> _Set exercise_: Reproduce exactly, and only, the lines of the material below running from the line bearing "Write a Python" through the line bearing "markeredgewidth=1, label=lab)". Leave any pictures out.

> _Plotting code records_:

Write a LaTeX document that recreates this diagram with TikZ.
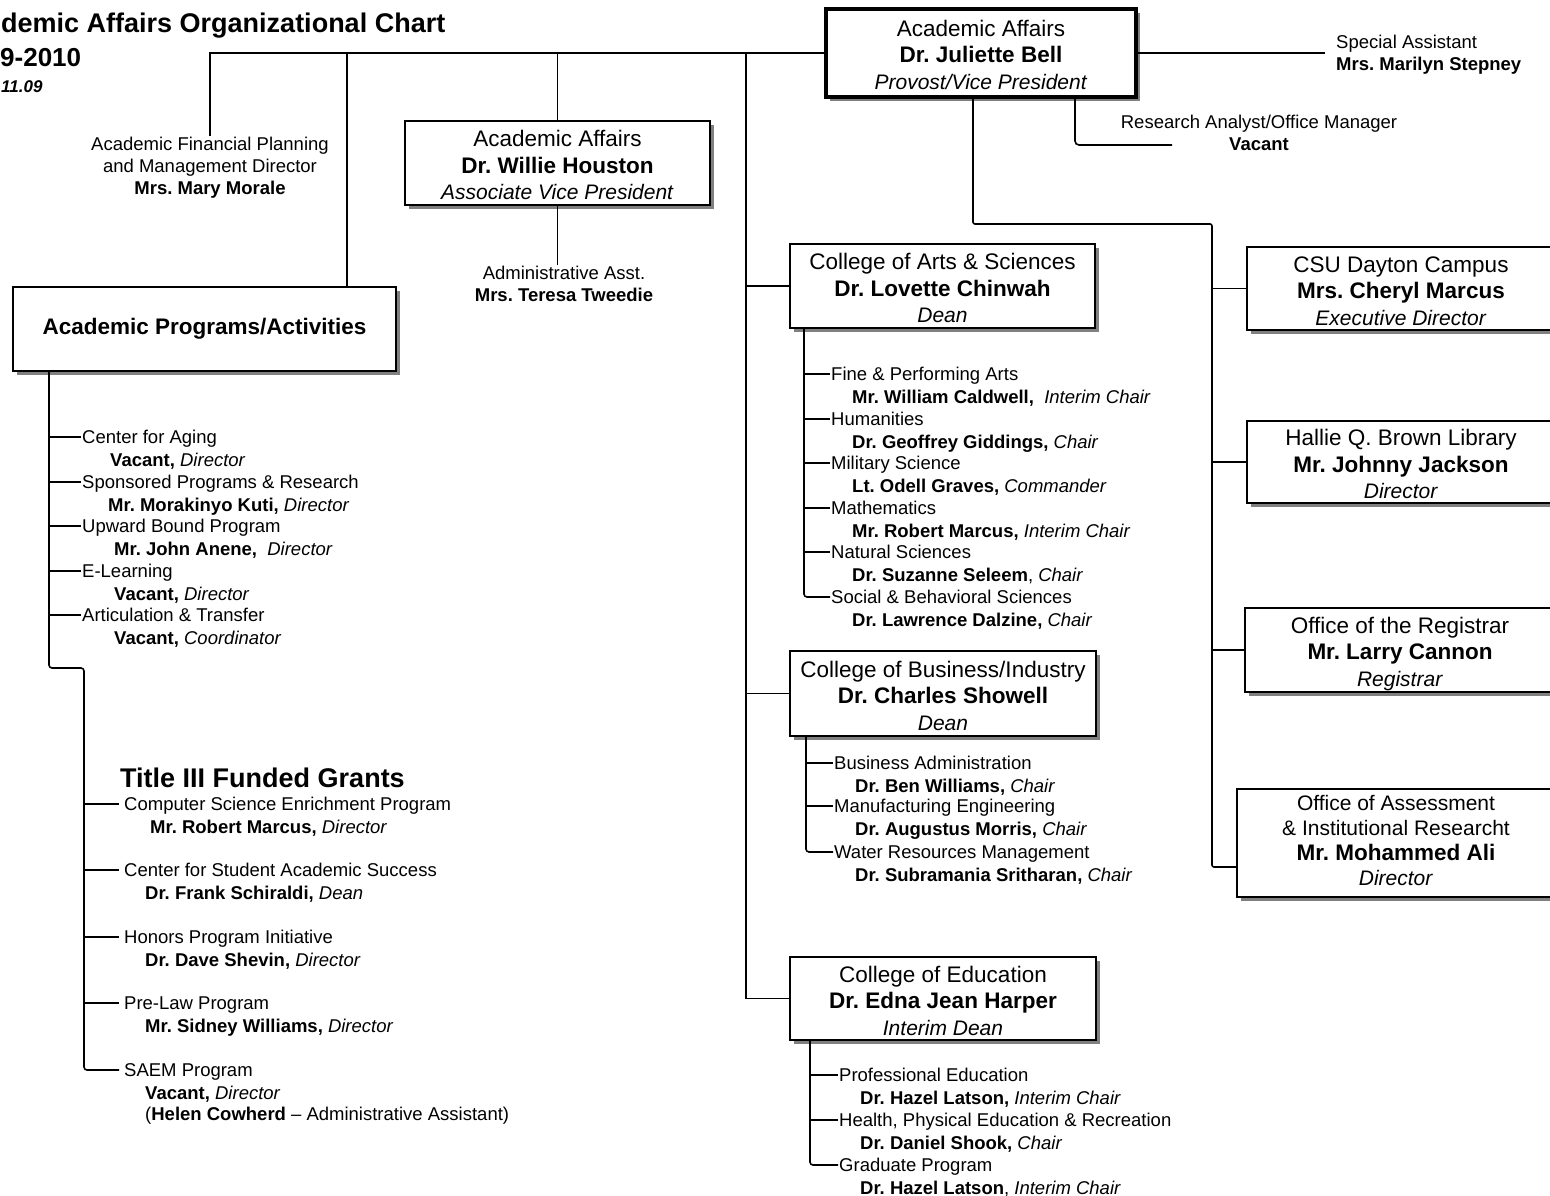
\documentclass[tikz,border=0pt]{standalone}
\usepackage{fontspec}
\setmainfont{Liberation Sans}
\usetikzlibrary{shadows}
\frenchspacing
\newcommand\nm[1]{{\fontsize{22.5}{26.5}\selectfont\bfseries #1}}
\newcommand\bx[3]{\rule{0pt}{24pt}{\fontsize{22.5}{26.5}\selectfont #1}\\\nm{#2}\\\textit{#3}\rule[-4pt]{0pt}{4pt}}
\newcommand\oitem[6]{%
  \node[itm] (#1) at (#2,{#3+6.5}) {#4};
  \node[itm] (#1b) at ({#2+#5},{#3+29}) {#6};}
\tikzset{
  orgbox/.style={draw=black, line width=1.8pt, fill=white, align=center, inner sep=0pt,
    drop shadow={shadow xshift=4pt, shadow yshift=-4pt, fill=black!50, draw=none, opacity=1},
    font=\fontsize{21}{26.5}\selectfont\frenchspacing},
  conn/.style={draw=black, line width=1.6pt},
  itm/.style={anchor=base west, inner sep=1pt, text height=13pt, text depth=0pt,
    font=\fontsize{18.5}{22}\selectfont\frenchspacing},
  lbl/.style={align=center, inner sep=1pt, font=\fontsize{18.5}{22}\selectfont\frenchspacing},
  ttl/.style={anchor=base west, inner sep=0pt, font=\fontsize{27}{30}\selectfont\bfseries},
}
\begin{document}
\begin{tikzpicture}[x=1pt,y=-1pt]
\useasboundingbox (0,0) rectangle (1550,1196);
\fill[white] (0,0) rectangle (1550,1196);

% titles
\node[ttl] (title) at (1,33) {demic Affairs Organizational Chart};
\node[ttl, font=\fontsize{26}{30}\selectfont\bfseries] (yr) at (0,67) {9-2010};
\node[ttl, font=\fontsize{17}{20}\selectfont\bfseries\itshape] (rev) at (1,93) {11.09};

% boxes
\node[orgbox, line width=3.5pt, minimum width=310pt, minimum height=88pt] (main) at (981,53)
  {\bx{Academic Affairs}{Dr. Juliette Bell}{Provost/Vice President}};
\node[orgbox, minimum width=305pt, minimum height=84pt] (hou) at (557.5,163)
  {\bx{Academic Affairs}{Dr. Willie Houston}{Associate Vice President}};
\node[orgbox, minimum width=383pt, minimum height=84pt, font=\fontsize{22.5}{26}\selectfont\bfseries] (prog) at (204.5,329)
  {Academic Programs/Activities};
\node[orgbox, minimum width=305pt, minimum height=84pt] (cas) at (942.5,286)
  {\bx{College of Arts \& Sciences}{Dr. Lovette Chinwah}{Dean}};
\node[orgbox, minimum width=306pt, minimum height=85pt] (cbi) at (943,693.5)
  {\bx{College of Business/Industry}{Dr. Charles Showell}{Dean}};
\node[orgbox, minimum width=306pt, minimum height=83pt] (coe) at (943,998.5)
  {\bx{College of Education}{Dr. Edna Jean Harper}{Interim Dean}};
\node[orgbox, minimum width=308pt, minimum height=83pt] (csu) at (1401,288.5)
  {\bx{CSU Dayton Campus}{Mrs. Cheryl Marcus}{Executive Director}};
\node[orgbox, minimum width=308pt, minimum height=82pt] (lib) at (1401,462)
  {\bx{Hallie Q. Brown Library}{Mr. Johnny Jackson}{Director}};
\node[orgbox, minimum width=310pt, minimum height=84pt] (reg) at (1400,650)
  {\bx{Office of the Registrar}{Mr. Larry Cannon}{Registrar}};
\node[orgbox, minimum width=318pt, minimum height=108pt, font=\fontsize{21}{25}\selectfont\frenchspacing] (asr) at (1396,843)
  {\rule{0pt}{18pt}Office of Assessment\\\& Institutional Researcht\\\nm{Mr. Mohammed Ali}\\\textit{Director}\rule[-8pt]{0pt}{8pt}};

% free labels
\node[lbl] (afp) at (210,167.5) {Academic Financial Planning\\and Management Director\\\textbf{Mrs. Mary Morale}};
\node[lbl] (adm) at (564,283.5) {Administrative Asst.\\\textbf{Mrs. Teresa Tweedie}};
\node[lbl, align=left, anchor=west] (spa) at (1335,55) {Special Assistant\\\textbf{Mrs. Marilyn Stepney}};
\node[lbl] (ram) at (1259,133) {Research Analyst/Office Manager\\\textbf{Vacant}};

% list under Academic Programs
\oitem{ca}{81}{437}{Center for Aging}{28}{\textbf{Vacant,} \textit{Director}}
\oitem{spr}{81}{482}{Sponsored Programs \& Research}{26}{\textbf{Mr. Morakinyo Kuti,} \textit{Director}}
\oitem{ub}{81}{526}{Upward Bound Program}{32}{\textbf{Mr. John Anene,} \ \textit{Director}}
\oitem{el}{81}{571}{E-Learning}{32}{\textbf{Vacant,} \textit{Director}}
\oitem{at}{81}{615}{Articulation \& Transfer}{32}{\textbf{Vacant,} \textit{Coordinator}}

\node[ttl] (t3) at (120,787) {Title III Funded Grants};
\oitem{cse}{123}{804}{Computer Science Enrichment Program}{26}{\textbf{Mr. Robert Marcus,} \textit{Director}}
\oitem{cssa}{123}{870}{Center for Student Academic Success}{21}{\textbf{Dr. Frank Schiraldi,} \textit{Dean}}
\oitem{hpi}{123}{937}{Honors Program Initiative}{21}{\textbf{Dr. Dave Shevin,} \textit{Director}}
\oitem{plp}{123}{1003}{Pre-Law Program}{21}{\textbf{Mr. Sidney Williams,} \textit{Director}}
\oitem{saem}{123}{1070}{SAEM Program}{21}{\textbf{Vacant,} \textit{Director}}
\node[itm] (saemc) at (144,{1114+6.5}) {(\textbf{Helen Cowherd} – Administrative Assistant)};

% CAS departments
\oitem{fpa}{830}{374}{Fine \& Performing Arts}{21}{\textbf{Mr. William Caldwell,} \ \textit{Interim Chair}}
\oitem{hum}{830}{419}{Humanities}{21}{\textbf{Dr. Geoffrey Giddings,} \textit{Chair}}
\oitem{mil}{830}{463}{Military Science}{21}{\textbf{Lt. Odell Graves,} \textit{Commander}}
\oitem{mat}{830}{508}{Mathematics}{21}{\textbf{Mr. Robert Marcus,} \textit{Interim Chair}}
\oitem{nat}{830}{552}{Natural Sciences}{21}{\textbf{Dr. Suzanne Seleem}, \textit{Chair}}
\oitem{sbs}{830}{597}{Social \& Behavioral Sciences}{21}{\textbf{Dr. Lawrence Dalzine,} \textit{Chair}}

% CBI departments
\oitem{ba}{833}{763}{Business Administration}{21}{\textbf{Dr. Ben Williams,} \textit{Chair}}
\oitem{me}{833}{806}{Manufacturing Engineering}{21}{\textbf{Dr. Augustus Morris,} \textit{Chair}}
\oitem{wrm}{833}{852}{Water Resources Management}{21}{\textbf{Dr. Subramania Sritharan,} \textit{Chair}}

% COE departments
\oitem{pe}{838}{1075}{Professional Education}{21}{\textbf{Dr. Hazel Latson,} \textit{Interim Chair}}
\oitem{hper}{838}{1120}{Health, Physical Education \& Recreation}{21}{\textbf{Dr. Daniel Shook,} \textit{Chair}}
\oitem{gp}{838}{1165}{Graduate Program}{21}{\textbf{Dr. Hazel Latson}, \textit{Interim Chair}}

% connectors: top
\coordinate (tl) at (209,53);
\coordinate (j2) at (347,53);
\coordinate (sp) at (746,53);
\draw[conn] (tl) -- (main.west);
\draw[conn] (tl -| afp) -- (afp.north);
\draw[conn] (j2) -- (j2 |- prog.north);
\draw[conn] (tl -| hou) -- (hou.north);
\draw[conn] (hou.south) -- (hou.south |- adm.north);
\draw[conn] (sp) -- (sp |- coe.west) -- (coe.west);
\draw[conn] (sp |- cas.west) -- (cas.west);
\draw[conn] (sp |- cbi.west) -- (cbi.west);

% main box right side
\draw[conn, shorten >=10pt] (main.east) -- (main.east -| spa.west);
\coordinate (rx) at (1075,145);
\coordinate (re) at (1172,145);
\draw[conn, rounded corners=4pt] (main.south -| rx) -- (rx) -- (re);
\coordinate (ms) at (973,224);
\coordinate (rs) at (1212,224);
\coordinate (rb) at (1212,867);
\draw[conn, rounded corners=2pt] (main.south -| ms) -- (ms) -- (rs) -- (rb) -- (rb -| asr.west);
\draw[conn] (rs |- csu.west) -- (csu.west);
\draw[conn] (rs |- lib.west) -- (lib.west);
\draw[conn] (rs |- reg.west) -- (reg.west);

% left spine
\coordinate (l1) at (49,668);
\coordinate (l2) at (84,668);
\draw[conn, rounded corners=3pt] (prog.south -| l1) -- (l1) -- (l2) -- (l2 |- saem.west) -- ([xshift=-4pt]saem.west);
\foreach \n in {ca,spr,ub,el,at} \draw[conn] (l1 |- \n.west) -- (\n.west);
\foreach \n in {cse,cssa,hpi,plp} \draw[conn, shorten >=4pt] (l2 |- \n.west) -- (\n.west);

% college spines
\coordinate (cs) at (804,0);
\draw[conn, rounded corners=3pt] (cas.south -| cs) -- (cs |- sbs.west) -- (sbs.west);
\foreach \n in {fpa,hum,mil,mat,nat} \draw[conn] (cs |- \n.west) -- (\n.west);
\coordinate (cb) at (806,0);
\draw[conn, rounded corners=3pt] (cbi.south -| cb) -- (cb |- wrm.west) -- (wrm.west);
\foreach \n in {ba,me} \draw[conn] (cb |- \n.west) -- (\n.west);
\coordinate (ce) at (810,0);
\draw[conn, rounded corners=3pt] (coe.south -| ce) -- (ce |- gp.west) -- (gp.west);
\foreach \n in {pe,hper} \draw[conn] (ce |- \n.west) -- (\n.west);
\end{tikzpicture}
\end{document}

==

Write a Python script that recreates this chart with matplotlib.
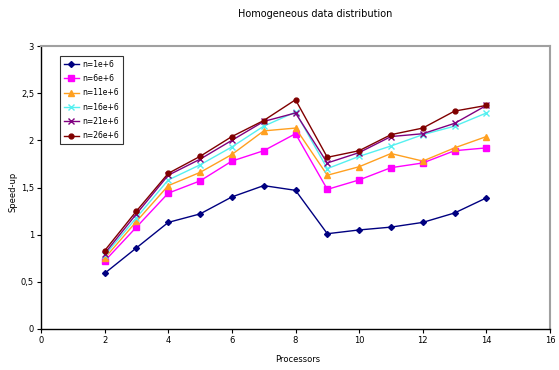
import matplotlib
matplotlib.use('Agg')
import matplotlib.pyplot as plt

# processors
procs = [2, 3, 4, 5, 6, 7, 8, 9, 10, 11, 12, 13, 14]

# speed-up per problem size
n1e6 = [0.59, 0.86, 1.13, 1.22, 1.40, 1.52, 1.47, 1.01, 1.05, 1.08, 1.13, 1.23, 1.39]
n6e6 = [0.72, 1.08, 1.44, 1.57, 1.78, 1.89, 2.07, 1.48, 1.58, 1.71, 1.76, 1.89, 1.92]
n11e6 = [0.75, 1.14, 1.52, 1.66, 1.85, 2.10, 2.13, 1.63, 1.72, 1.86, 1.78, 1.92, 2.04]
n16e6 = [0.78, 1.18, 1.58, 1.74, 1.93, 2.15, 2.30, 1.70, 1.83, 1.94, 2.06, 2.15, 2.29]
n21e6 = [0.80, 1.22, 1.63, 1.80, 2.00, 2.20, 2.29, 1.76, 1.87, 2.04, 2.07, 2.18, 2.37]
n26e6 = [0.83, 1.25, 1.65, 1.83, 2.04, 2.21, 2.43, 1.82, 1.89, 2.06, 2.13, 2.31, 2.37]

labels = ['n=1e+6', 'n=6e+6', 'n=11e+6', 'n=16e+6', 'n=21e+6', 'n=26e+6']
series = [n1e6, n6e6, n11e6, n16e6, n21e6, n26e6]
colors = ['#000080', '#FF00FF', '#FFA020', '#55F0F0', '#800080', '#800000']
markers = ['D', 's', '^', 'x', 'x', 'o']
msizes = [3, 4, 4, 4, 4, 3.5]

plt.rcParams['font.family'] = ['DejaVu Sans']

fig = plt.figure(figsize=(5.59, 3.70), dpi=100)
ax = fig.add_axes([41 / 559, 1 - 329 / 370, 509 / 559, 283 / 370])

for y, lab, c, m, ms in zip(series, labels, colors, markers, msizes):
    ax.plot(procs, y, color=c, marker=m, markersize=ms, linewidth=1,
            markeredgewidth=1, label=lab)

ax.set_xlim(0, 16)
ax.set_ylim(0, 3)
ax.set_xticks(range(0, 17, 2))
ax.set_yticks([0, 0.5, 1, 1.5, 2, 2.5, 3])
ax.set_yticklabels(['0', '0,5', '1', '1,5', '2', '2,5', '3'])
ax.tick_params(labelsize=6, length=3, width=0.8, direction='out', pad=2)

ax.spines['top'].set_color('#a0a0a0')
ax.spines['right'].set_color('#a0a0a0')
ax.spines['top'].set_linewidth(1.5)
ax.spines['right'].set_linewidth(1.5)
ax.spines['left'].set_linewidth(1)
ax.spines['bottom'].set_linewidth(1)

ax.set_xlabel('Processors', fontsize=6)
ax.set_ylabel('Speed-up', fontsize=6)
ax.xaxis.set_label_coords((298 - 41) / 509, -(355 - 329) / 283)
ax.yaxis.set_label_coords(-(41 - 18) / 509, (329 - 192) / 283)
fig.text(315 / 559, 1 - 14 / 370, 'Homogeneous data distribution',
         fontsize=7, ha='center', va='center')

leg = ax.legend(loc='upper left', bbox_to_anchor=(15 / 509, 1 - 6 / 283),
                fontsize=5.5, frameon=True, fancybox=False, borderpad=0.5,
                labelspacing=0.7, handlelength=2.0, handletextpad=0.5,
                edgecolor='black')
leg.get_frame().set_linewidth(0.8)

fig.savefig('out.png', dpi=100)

> _Answer to this task_:
Write a Python script that recreates this chart with matplotlib.
import matplotlib
matplotlib.use('Agg')
import matplotlib.pyplot as plt

# processors
procs = [2, 3, 4, 5, 6, 7, 8, 9, 10, 11, 12, 13, 14]

# speed-up per problem size
n1e6 = [0.59, 0.86, 1.13, 1.22, 1.40, 1.52, 1.47, 1.01, 1.05, 1.08, 1.13, 1.23, 1.39]
n6e6 = [0.72, 1.08, 1.44, 1.57, 1.78, 1.89, 2.07, 1.48, 1.58, 1.71, 1.76, 1.89, 1.92]
n11e6 = [0.75, 1.14, 1.52, 1.66, 1.85, 2.10, 2.13, 1.63, 1.72, 1.86, 1.78, 1.92, 2.04]
n16e6 = [0.78, 1.18, 1.58, 1.74, 1.93, 2.15, 2.30, 1.70, 1.83, 1.94, 2.06, 2.15, 2.29]
n21e6 = [0.80, 1.22, 1.63, 1.80, 2.00, 2.20, 2.29, 1.76, 1.87, 2.04, 2.07, 2.18, 2.37]
n26e6 = [0.83, 1.25, 1.65, 1.83, 2.04, 2.21, 2.43, 1.82, 1.89, 2.06, 2.13, 2.31, 2.37]

labels = ['n=1e+6', 'n=6e+6', 'n=11e+6', 'n=16e+6', 'n=21e+6', 'n=26e+6']
series = [n1e6, n6e6, n11e6, n16e6, n21e6, n26e6]
colors = ['#000080', '#FF00FF', '#FFA020', '#55F0F0', '#800080', '#800000']
markers = ['D', 's', '^', 'x', 'x', 'o']
msizes = [3, 4, 4, 4, 4, 3.5]

plt.rcParams['font.family'] = ['DejaVu Sans']

fig = plt.figure(figsize=(5.59, 3.70), dpi=100)
ax = fig.add_axes([41 / 559, 1 - 329 / 370, 509 / 559, 283 / 370])

for y, lab, c, m, ms in zip(series, labels, colors, markers, msizes):
    ax.plot(procs, y, color=c, marker=m, markersize=ms, linewidth=1,
            markeredgewidth=1, label=lab)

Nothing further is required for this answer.